In the next chapter I will offer some speculation as to what such a successor paradigm might look like, by examining current contexts analogous to those that provided paradigms to states in the past: the contexts of strategic innovation and constitutional change. Then it may be possible to answer the question posed in the Introduction: How ought the United States and its allies decide when to use force in the international arena?

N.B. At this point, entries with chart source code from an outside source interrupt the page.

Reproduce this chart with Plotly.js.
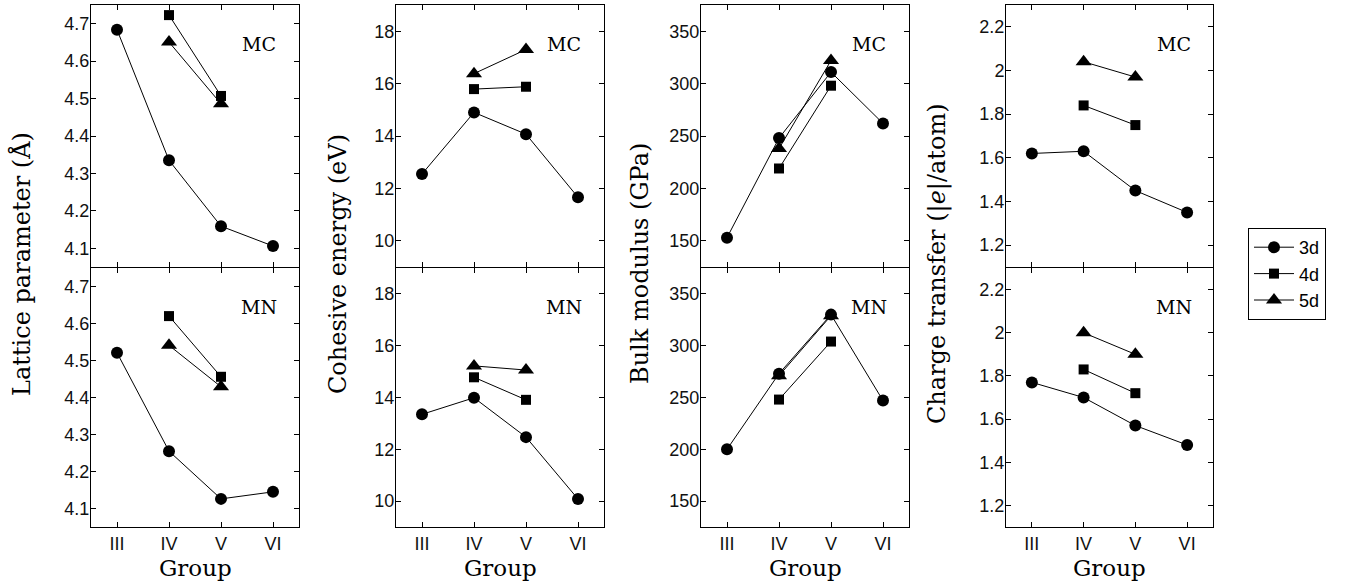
<!DOCTYPE html>
<html>
<head>
<meta charset="utf-8">
<script src="https://cdn.plot.ly/plotly-3.0.1.min.js"></script>
<style>html,body{margin:0;padding:0;background:#fff;}#chart{width:1353px;height:585px;}</style>
</head>
<body>
<div id="chart"></div>
<script>
// ---- data ----
var groups = ['III', 'IV', 'V', 'VI'];
var groups45 = ['IV', 'V'];
var seriesNames = ['3d', '4d', '5d'];
var panelLabels = ['MC', 'MN'];
var yTitles = ['Lattice parameter (Å)', 'Cohesive energy (eV)', 'Bulk modulus (GPa)', 'Charge transfer (|<i>e</i>|/atom)'];
var xTitle = 'Group';

var lattice_MC_3d = [4.684, 4.335, 4.159, 4.106];
var lattice_MC_4d = [4.723, 4.507];
var lattice_MC_5d = [4.651, 4.486];
var lattice_MN_3d = [4.521, 4.255, 4.126, 4.145];
var lattice_MN_4d = [4.620, 4.456];
var lattice_MN_5d = [4.541, 4.429];

var cohesive_MC_3d = [12.55, 14.90, 14.07, 11.66];
var cohesive_MC_4d = [15.79, 15.88];
var cohesive_MC_5d = [16.38, 17.30];
var cohesive_MN_3d = [13.35, 13.99, 12.47, 10.08];
var cohesive_MN_4d = [14.78, 13.91];
var cohesive_MN_5d = [15.22, 15.06];

var bulk_MC_3d = [153, 248, 311, 262];
var bulk_MC_4d = [219, 298];
var bulk_MC_5d = [238, 322];
var bulk_MN_3d = [200, 273, 330, 247];
var bulk_MN_4d = [248, 304];
var bulk_MN_5d = [271, 329];

var charge_MC_3d = [1.62, 1.63, 1.45, 1.35];
var charge_MC_4d = [1.84, 1.75];
var charge_MC_5d = [2.04, 1.97];
var charge_MN_3d = [1.77, 1.70, 1.57, 1.48];
var charge_MN_4d = [1.83, 1.72];
var charge_MN_5d = [2.00, 1.90];

var yRanges = [[4.05, 4.75], [9, 19], [125, 375], [1.1, 2.3]];
var yDticks = [0.1, 2, 50, 0.2];

// ---- build ----
var columns = [
  [[lattice_MC_3d, lattice_MC_4d, lattice_MC_5d], [lattice_MN_3d, lattice_MN_4d, lattice_MN_5d]],
  [[cohesive_MC_3d, cohesive_MC_4d, cohesive_MC_5d], [cohesive_MN_3d, cohesive_MN_4d, cohesive_MN_5d]],
  [[bulk_MC_3d, bulk_MC_4d, bulk_MC_5d], [bulk_MN_3d, bulk_MN_4d, bulk_MN_5d]],
  [[charge_MC_3d, charge_MC_4d, charge_MC_5d], [charge_MN_3d, charge_MN_4d, charge_MN_5d]]
];
var symbols = ['circle', 'square', 'triangle-up'];
var msizes = [12, 10, 14];

var W = 1353, H = 585;
var colX = [[91, 299], [396, 604], [701, 909], [1006, 1213]];
var rowY = [[5, 267], [268, 527]]; // pixel top,bottom
var yTitleX = [22, 338, 640, 938];

var traces = [];
var layout = {
  width: W, height: H,
  margin: {l: 0, r: 0, t: 0, b: 0},
  paper_bgcolor: '#fff', plot_bgcolor: '#fff',
  showlegend: true,
  legend: {
    x: 1248 / W, y: 1 - 228 / H, xanchor: 'left', yanchor: 'top',
    bordercolor: '#000', borderwidth: 1, bgcolor: '#fff',
    font: {family: 'Liberation Sans, Arial, sans-serif', size: 18, color: '#000'},
    traceorder: 'reversed', tracegroupgap: 0, itemwidth: 40
  },
  annotations: []
};

var axFont = {family: 'Liberation Sans, Arial, sans-serif', size: 18, color: '#111'};
var serif = 'DejaVu Serif, Liberation Serif, serif';

for (var c = 0; c < 4; c++) {
  for (var r = 0; r < 2; r++) {
    var n = 2 * c + r + 1;
    var xa = 'xaxis' + (n === 1 ? '' : n), ya = 'yaxis' + (n === 1 ? '' : n);
    var xr = 'x' + (n === 1 ? '' : n), yr = 'y' + (n === 1 ? '' : n);
    layout[xa] = {
      domain: [colX[c][0] / W, colX[c][1] / W],
      anchor: yr, type: 'category', categoryarray: groups, categoryorder: 'array',
      range: [-0.5, 3.5], showgrid: false, zeroline: false,
      showline: true, linecolor: '#000', linewidth: 1, mirror: 'ticks',
      ticks: 'inside', ticklen: 5, tickwidth: 1, tickcolor: '#000',
      showticklabels: r === 1, tickfont: axFont, automargin: false, fixedrange: true
    };
    layout[ya] = {
      domain: [1 - rowY[r][1] / H, 1 - rowY[r][0] / H],
      anchor: xr, range: yRanges[c], dtick: yDticks[c], tick0: 0,
      showgrid: false, zeroline: false,
      showline: true, linecolor: '#000', linewidth: 1, mirror: 'ticks',
      ticks: 'inside', ticklen: 5, tickwidth: 1, tickcolor: '#000',
      ticklabelstandoff: -3,
      tickfont: axFont, automargin: false, fixedrange: true
    };
    for (var s = 2; s >= 0; s--) {
      traces.push({
        type: 'scatter', mode: 'lines+markers',
        x: s === 0 ? groups : groups45,
        y: columns[c][r][s],
        xaxis: xr, yaxis: yr,
        name: seriesNames[s], legendgroup: seriesNames[s],
        showlegend: n === 1,
        line: {color: '#000', width: 1},
        marker: {symbol: symbols[s], size: msizes[s], color: '#000'},
        hoverinfo: 'skip'
      });
    }
    layout.annotations.push({
      text: panelLabels[r], xref: xr + ' domain', yref: yr + ' domain',
      x: 0.81, y: 0.85, xanchor: 'center', yanchor: 'middle', showarrow: false,
      font: {family: serif, size: 19, color: '#000'}
    });
  }
  layout.annotations.push({
    text: yTitles[c], xref: 'paper', yref: 'paper',
    x: yTitleX[c] / W, y: 1 - 264 / H, xanchor: 'center', yanchor: 'middle',
    textangle: -90, showarrow: false,
    font: {family: serif, size: 24, color: '#000'}
  });
  layout.annotations.push({
    text: xTitle, xref: 'paper', yref: 'paper',
    x: (colX[c][0] + colX[c][1]) / 2 / W, y: 1 - 568 / H, xanchor: 'center', yanchor: 'middle',
    showarrow: false,
    font: {family: serif, size: 23, color: '#000'}
  });
}

Plotly.newPlot('chart', traces, layout, {displayModeBar: false, staticPlot: true});
</script>
</body>
</html>
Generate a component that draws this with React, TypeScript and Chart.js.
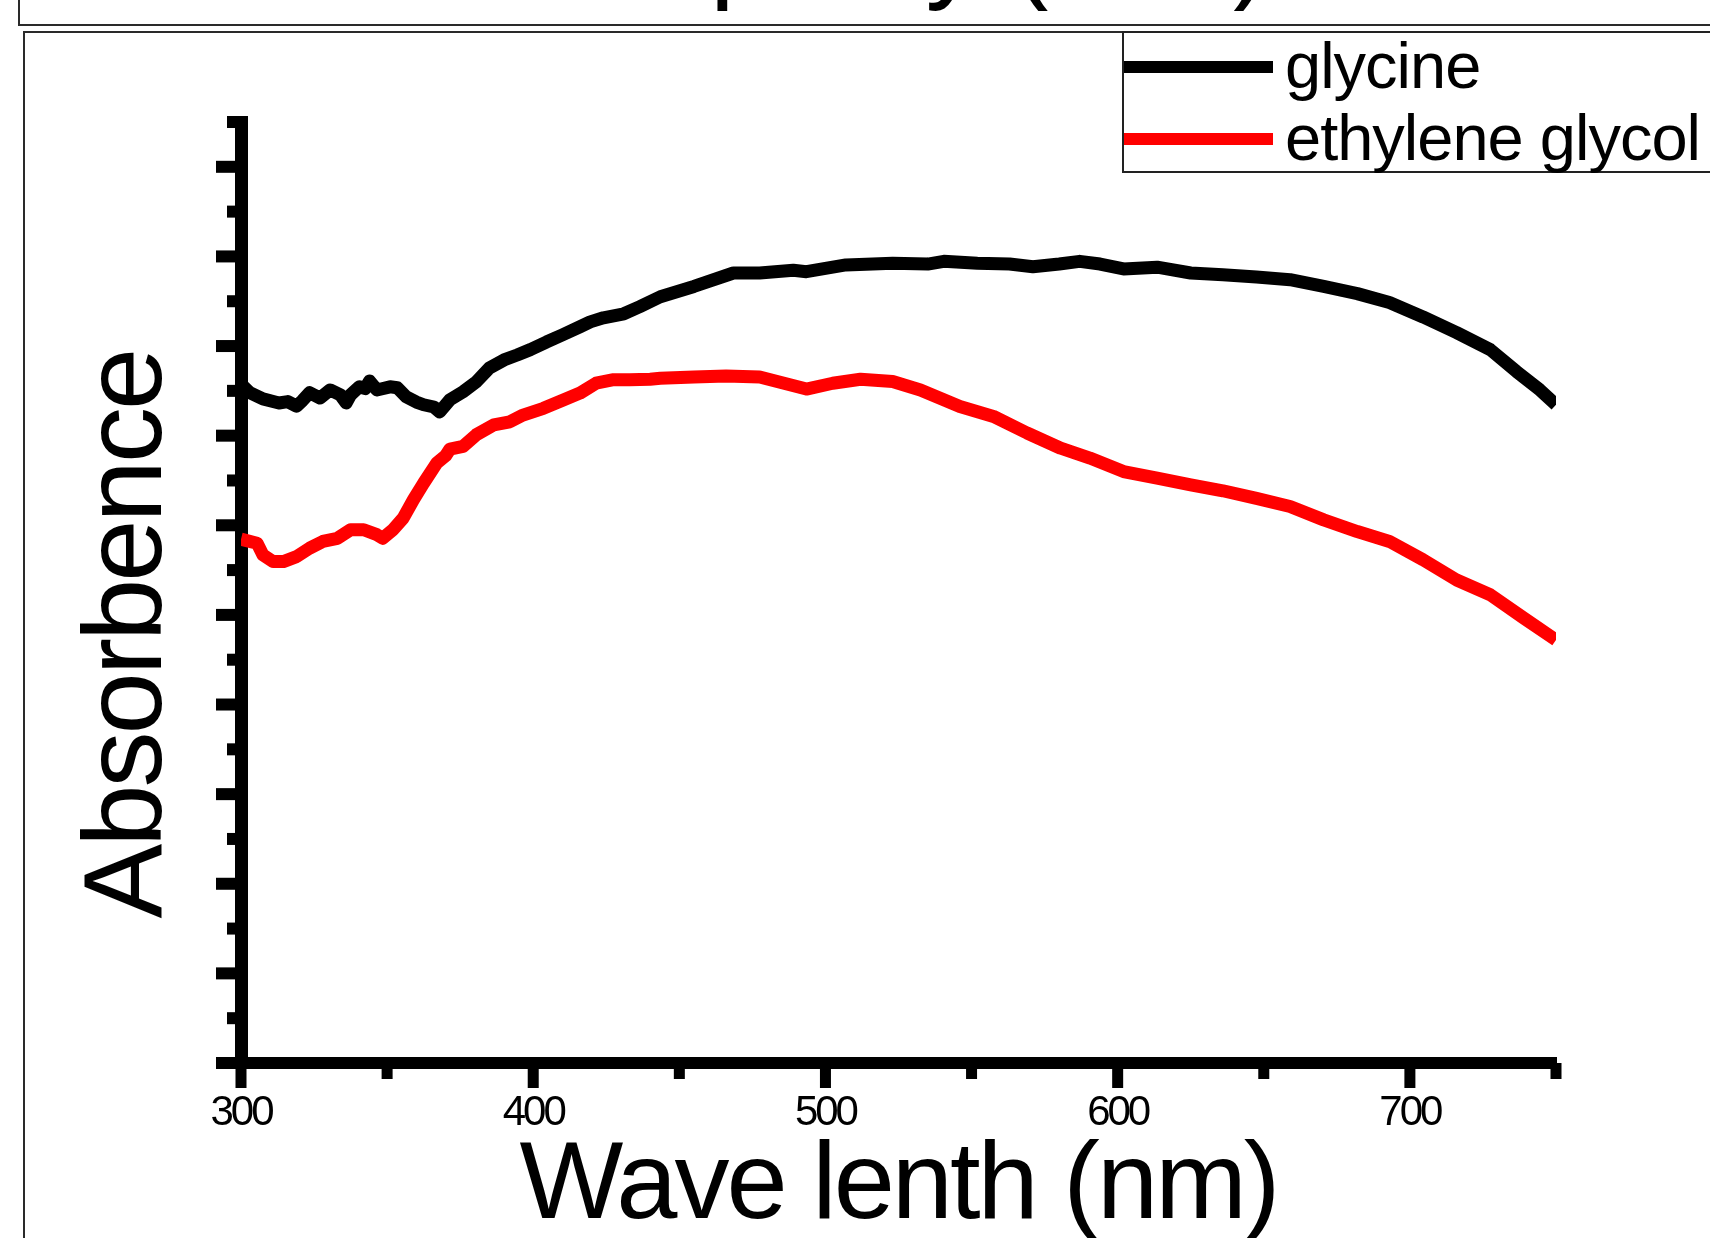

Preliminarily, however, the first thing one ought to observe about a new archetype is that it will not be something wholly new in form. For the United States, for example, there will be no new constitution. Americans will still be called “Americans,” though what image that word conjures up in their minds may not be the same as came to my father and his contemporaries. Indeed, perhaps the most serious impediment to creative thinking in this area has been our automatic impulse to assume that the next paradigm will involve something like a new kind of state, that is, a reiteration of the European state on a different scale. Articles such as “After the Nation-State, What?” capture this reaction, for they invariably posit a “superstate” or no state at all.37 Moreover, because so many of the challenges facing the nation-state are supranational in character—environmental threats, mass migration, capital speculation, terrorism, and cyber interference, to name just five—and because supranational solutions will be required, many assume that delegations of sovereignty must and will occur. This is a profound misreading of how such integration as has occurred in Europe came about. It is American involvement in Europe, through NATO and the Marshall Plan, that has, paradoxically, provided Western Europe with such capacity as it currently possesses to act as a unified political entity. It is difficult to imagine Britain ever delegating such a role to the bureaucratic machinery of Brussels or to the one state capable of dominating that machinery by virtue of its military and economic potential, Germany. The unification of the German state has, for the foreseeable future, put an end to the unification of Western Europe by creating a power that is actually capable of managing an integrated E.U.
What critics writing in the security area have not contemplated is a change in the constitutional structures of the European (and other) states that does not surrender sovereignty to yet another state, but returns it even more radically to the people themselves.